Colombia is not well known here as a theatre of the Second World War, but its wartime years form the backdrop for Juan Gabriel Vásquez's new novel. An absorbing afterword, which should have been printed at the beginning, fills us in on some of the history.

After war broke out, the American government panicked that National Socialism would spread through Latin America. It was especially jumpy about important strategic zones such as the Panama Canal and neighbouring countries, particularly Colombia.

In 1941, Eduardo Santos, the Colombian president, agreed a series of accords with the US, including the building of military bases on the Caribbean coast and the implementation of a "blacklist" drawn up by the Americans that July.

According to Vásquez, the objective of the "Proclaimed List of Certain Blocked Nationals" was "to prevent the economic and commercial activity of persons and companies opposed to US defence policies" - put simply, to block Axis funds in Latin America, and elsewhere.

By May 1942, 630 Colombians supposedly sympathetic towards the Third Reich were on the list, their assets frozen.
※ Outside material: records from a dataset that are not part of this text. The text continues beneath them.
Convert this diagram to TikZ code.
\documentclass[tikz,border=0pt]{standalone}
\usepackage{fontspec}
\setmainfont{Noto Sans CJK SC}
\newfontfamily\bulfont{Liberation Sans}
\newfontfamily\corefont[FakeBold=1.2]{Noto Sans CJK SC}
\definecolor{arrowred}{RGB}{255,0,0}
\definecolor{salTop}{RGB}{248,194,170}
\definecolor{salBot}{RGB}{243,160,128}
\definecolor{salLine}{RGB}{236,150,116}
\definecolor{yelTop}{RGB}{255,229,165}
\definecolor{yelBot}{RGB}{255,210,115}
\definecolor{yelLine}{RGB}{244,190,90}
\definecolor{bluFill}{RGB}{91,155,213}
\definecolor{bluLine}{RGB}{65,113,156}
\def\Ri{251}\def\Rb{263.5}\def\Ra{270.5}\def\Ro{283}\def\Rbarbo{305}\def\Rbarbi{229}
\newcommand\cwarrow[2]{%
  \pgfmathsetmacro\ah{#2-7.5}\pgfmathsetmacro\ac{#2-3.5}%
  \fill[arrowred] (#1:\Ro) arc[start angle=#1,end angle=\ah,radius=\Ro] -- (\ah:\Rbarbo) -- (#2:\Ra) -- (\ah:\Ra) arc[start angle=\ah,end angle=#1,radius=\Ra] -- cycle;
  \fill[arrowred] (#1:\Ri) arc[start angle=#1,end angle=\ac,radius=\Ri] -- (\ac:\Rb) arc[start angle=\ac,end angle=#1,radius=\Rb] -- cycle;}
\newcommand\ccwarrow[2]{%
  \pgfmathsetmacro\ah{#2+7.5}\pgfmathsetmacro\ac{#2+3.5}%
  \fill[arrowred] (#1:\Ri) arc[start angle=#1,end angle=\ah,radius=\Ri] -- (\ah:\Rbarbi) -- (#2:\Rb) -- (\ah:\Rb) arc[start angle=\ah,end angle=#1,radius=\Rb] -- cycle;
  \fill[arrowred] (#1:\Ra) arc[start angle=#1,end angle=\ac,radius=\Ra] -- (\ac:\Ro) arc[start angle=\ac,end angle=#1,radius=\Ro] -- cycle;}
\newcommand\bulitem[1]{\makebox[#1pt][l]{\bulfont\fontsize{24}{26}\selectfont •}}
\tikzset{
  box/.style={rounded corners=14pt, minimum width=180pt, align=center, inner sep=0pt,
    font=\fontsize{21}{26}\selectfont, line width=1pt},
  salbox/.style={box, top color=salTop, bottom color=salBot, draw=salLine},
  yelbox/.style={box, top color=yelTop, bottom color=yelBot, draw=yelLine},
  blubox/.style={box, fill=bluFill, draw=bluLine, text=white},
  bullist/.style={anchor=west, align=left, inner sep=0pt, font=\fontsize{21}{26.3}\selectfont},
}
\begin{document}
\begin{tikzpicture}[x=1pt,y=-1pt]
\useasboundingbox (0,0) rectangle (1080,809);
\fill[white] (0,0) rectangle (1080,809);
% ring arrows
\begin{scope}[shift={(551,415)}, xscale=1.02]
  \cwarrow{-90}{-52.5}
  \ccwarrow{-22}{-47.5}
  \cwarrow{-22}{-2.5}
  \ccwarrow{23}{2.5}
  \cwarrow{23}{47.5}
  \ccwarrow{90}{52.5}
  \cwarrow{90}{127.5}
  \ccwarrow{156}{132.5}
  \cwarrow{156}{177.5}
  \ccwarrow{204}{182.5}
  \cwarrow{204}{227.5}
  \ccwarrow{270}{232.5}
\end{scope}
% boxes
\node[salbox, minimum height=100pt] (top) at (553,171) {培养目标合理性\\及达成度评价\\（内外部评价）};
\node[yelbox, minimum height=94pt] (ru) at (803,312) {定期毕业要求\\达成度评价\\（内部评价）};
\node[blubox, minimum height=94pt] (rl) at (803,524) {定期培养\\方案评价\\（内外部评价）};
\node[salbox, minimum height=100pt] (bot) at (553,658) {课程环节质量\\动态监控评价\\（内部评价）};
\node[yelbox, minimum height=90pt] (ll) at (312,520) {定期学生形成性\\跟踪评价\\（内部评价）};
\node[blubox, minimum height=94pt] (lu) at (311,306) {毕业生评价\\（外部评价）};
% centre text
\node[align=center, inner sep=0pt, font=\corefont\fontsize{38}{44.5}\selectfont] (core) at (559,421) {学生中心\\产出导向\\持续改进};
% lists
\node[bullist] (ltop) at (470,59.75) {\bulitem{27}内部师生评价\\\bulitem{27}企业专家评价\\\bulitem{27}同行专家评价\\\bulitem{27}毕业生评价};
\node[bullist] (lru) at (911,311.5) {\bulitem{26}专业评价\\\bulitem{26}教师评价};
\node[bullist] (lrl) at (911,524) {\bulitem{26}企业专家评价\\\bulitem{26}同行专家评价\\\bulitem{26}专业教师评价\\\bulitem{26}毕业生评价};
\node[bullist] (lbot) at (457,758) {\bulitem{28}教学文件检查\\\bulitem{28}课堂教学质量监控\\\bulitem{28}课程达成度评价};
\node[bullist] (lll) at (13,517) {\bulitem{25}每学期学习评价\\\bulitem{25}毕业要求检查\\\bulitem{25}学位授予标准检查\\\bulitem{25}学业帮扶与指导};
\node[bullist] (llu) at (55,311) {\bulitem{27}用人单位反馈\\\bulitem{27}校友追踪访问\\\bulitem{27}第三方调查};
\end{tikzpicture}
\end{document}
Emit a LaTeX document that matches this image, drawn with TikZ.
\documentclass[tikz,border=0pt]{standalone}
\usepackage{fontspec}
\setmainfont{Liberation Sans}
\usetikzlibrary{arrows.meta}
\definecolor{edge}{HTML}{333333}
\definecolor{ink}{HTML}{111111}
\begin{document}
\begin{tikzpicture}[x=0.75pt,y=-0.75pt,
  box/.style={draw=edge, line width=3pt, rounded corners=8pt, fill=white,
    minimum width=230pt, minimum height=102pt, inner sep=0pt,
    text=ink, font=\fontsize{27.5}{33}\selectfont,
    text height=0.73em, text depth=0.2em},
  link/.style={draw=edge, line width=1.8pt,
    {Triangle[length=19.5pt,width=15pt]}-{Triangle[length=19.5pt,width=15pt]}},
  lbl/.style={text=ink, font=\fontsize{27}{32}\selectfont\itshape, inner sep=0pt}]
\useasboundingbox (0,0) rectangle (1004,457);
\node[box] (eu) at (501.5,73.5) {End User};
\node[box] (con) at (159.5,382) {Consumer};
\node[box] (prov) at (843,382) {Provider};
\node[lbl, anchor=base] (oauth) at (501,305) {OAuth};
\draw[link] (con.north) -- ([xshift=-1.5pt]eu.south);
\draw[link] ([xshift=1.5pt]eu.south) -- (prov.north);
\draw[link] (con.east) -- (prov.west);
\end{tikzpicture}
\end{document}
Inevitably there were injustices: the US embassy blacklisted some citizens on the basis of little more than rumour and prejudice whipped up by a network of self-interested informers.

After a German submarine sank a Colombian schooner two years later, the new president, Alfonso López Pumarejo, opened detention centres for blacklisted citizens, confining many German exiles to a luxury hotel in the small city of Fusagasugá, two hours from Colombia's capital, Bogotá.